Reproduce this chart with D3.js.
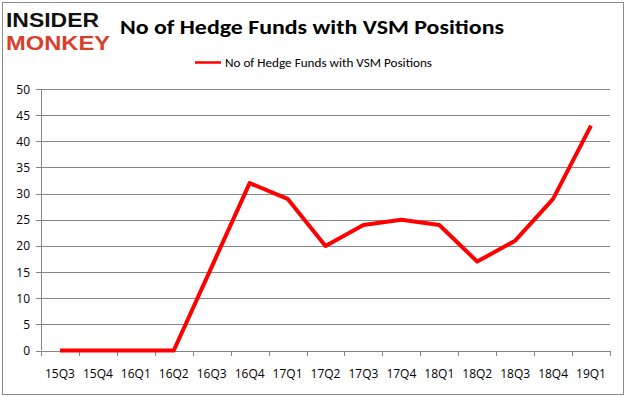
<!DOCTYPE html>
<html>
<head>
<meta charset="utf-8">
<script src="https://cdn.jsdelivr.net/npm/d3@7"></script>
<style>
  body { margin: 0; background: #fff; }
  svg { display: block; }
</style>
</head>
<body>
<svg id="chart"></svg>
<script>
// chart data
const quarters = ['15Q3', '15Q4', '16Q1', '16Q2', '16Q3', '16Q4', '17Q1', '17Q2',
  '17Q3', '17Q4', '18Q1', '18Q2', '18Q3', '18Q4', '19Q1'];
const hedgeFunds = [0, 0, 0, 0, 16, 32, 29, 20, 24, 25, 24, 17, 21, 29, 43];
const yTicks = [0, 5, 10, 15, 20, 25, 30, 35, 40, 45, 50];
const seriesName = 'No of Hedge Funds with VSM Positions';

const width = 626;
const height = 397;
const margin = { top: 89, right: 16, bottom: 46, left: 41 };
const font = 'Calibri, Carlito, Lato, "Open Sans", sans-serif';
const tickFont = '"Open Sans", Lato, sans-serif';

const svg = d3.select('#chart')
  .attr('width', width)
  .attr('height', height)
  .style('font-family', font);

// outer frame
svg.append('rect')
  .attr('x', 2.5).attr('y', 2.5)
  .attr('width', width - 5).attr('height', height - 5)
  .attr('fill', '#fff')
  .attr('stroke', '#8c8c8c');

// logo
const logo = svg.append('g')
  .style('font-family', '"Liberation Sans", Arial, sans-serif')
  .style('font-weight', 'bold');
logo.append('text')
  .attr('x', 6).attr('y', 27)
  .attr('textLength', 93).attr('lengthAdjust', 'spacingAndGlyphs')
  .attr('font-size', 20).attr('fill', '#111')
  .text('INSIDER');
logo.append('text')
  .attr('x', 6).attr('y', 50)
  .attr('textLength', 104).attr('lengthAdjust', 'spacingAndGlyphs')
  .attr('font-size', 20).attr('fill', '#d9402b')
  .text('MONKEY');

// title
svg.append('text')
  .attr('x', 312).attr('y', 34)
  .attr('text-anchor', 'middle')
  .attr('font-size', 21).attr('font-weight', 'bold')
  .attr('textLength', 384).attr('lengthAdjust', 'spacingAndGlyphs')
  .attr('fill', '#000')
  .text(seriesName);

// legend
svg.append('line')
  .attr('x1', 195).attr('x2', 221)
  .attr('y1', 62.5).attr('y2', 62.5)
  .attr('stroke', '#ff0000').attr('stroke-width', 2.5);
svg.append('text')
  .attr('x', 225).attr('y', 66.5)
  .attr('font-size', 12)
  .attr('textLength', 207).attr('lengthAdjust', 'spacingAndGlyphs')
  .attr('fill', '#000')
  .text(seriesName);

const x = d3.scalePoint()
  .domain(quarters)
  .range([margin.left, width - margin.right])
  .padding(0.5);

const y = d3.scaleLinear()
  .domain([0, 50])
  .range([height - margin.bottom - 0.5, margin.top]);

// gridlines
svg.append('g')
  .selectAll('line')
  .data(yTicks)
  .join('line')
  .attr('x1', margin.left - 5)
  .attr('x2', width - margin.right)
  .attr('y1', (d) => Math.round(y(d)) + 0.5)
  .attr('y2', (d) => Math.round(y(d)) + 0.5)
  .attr('stroke', '#868686');

// y axis line
svg.append('line')
  .attr('x1', margin.left + 0.5).attr('x2', margin.left + 0.5)
  .attr('y1', margin.top).attr('y2', y(0))
  .attr('stroke', '#868686');

// y labels
svg.append('g')
  .style('font-family', tickFont)
  .selectAll('text')
  .data(yTicks)
  .join('text')
  .attr('x', margin.left - 11)
  .attr('y', (d) => y(d) + 4.5)
  .attr('text-anchor', 'end')
  .attr('font-size', 12)
  .attr('fill', '#000')
  .text((d) => d);

// x axis ticks at category boundaries
const step = x.step();
const bounds = d3.range(quarters.length + 1).map((i) => margin.left + i * step);
svg.append('g')
  .selectAll('line')
  .data(bounds)
  .join('line')
  .attr('x1', (d) => Math.round(d) + 0.5)
  .attr('x2', (d) => Math.round(d) + 0.5)
  .attr('y1', Math.round(y(0)))
  .attr('y2', Math.round(y(0)) + 5)
  .attr('stroke', '#868686');

// x labels
svg.append('g')
  .style('font-family', tickFont)
  .selectAll('text')
  .data(quarters)
  .join('text')
  .attr('x', (d) => x(d))
  .attr('y', 378)
  .attr('text-anchor', 'middle')
  .attr('font-size', 12)
  .attr('fill', '#000')
  .text((d) => d);

// series line
const line = d3.line()
  .x((d, i) => x(quarters[i]))
  .y((d) => y(d));

svg.append('path')
  .datum(hedgeFunds)
  .attr('d', line)
  .attr('fill', 'none')
  .attr('stroke', '#ff0000')
  .attr('stroke-width', 4)
  .attr('stroke-linejoin', 'round');
</script>
</body>
</html>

:::

§ Problem to work on
Give every line above again exactly, with no pictures.

§ Result for this task
Reproduce this chart with D3.js.
<!DOCTYPE html>
<html>
<head>
<meta charset="utf-8">
<script src="https://cdn.jsdelivr.net/npm/d3@7"></script>
<style>
  body { margin: 0; background: #fff; }
  svg { display: block; }
</style>
</head>
<body>
<svg id="chart"></svg>
<script>
// chart data
const quarters = ['15Q3', '15Q4', '16Q1', '16Q2', '16Q3', '16Q4', '17Q1', '17Q2',
  '17Q3', '17Q4', '18Q1', '18Q2', '18Q3', '18Q4', '19Q1'];
const hedgeFunds = [0, 0, 0, 0, 16, 32, 29, 20, 24, 25, 24, 17, 21, 29, 43];
const yTicks = [0, 5, 10, 15, 20, 25, 30, 35, 40, 45, 50];
const seriesName = 'No of Hedge Funds with VSM Positions';

const width = 626;
const height = 397;
const margin = { top: 89, right: 16, bottom: 46, left: 41 };
const font = 'Calibri, Carlito, Lato, "Open Sans", sans-serif';
const tickFont = '"Open Sans", Lato, sans-serif';

const svg = d3.select('#chart')
  .attr('width', width)
  .attr('height', height)
  .style('font-family', font);

// outer frame
svg.append('rect')
  .attr('x', 2.5).attr('y', 2.5)
  .attr('width', width - 5).attr('height', height - 5)
  .attr('fill', '#fff')
  .attr('stroke', '#8c8c8c');

// logo
const logo = svg.append('g')
  .style('font-family', '"Liberation Sans", Arial, sans-serif')
  .style('font-weight', 'bold');
logo.append('text')
  .attr('x', 6).attr('y', 27)
  .attr('textLength', 93).attr('lengthAdjust', 'spacingAndGlyphs')
  .attr('font-size', 20).attr('fill', '#111')
  .text('INSIDER');
logo.append('text')
  .attr('x', 6).attr('y', 50)
  .attr('textLength', 104).attr('lengthAdjust', 'spacingAndGlyphs')
  .attr('font-size', 20).attr('fill', '#d9402b')
  .text('MONKEY');

// title
svg.append('text')
  .attr('x', 312).attr('y', 34)
  .attr('text-anchor', 'middle')
  .attr('font-size', 21).attr('font-weight', 'bold')
  .attr('textLength', 384).attr('lengthAdjust', 'spacingAndGlyphs')
  .attr('fill', '#000')
  .text(seriesName);

// legend
svg.append('line')
  .attr('x1', 195).attr('x2', 221)
  .attr('y1', 62.5).attr('y2', 62.5)
  .attr('stroke', '#ff0000').attr('stroke-width', 2.5);
svg.append('text')
  .attr('x', 225).attr('y', 66.5)
  .attr('font-size', 12)
  .attr('textLength', 207).attr('lengthAdjust', 'spacingAndGlyphs')
  .attr('fill', '#000')
  .text(seriesName);

const x = d3.scalePoint()
  .domain(quarters)
  .range([margin.left, width - margin.right])
  .padding(0.5);

const y = d3.scaleLinear()
  .domain([0, 50])
  .range([height - margin.bottom - 0.5, margin.top]);

// gridlines
svg.append('g')
  .selectAll('line')
  .data(yTicks)
  .join('line')
  .attr('x1', margin.left - 5)
  .attr('x2', width - margin.right)
  .attr('y1', (d) => Math.round(y(d)) + 0.5)
  .attr('y2', (d) => Math.round(y(d)) + 0.5)
  .attr('stroke', '#868686');

// y axis line
svg.append('line')
  .attr('x1', margin.left + 0.5).attr('x2', margin.left + 0.5)
  .attr('y1', margin.top).attr('y2', y(0))
  .attr('stroke', '#868686');

// y labels
svg.append('g')
  .style('font-family', tickFont)
  .selectAll('text')
  .data(yTicks)
  .join('text')
  .attr('x', margin.left - 11)
  .attr('y', (d) => y(d) + 4.5)
  .attr('text-anchor', 'end')
  .attr('font-size', 12)
  .attr('fill', '#000')
  .text((d) => d);

// x axis ticks at category boundaries
const step = x.step();
const bounds = d3.range(quarters.length + 1).map((i) => margin.left + i * step);
svg.append('g')
  .selectAll('line')
  .data(bounds)
  .join('line')
  .attr('x1', (d) => Math.round(d) + 0.5)
  .attr('x2', (d) => Math.round(d) + 0.5)
  .attr('y1', Math.round(y(0)))
  .attr('y2', Math.round(y(0)) + 5)
  .attr('stroke', '#868686');

// x labels
svg.append('g')
  .style('font-family', tickFont)
  .selectAll('text')
  .data(quarters)
  .join('text')
  .attr('x', (d) => x(d))
  .attr('y', 378)
  .attr('text-anchor', 'middle')
  .attr('font-size', 12)
  .attr('fill', '#000')
  .text((d) => d);

// series line
const line = d3.line()
  .x((d, i) => x(quarters[i]))
  .y((d) => y(d));

svg.append('path')
  .datum(hedgeFunds)
  .attr('d', line)
  .attr('fill', 'none')
  .attr('stroke', '#ff0000')
  .attr('stroke-width', 4)
  .attr('stroke-linejoin', 'round');
</script>
</body>
</html>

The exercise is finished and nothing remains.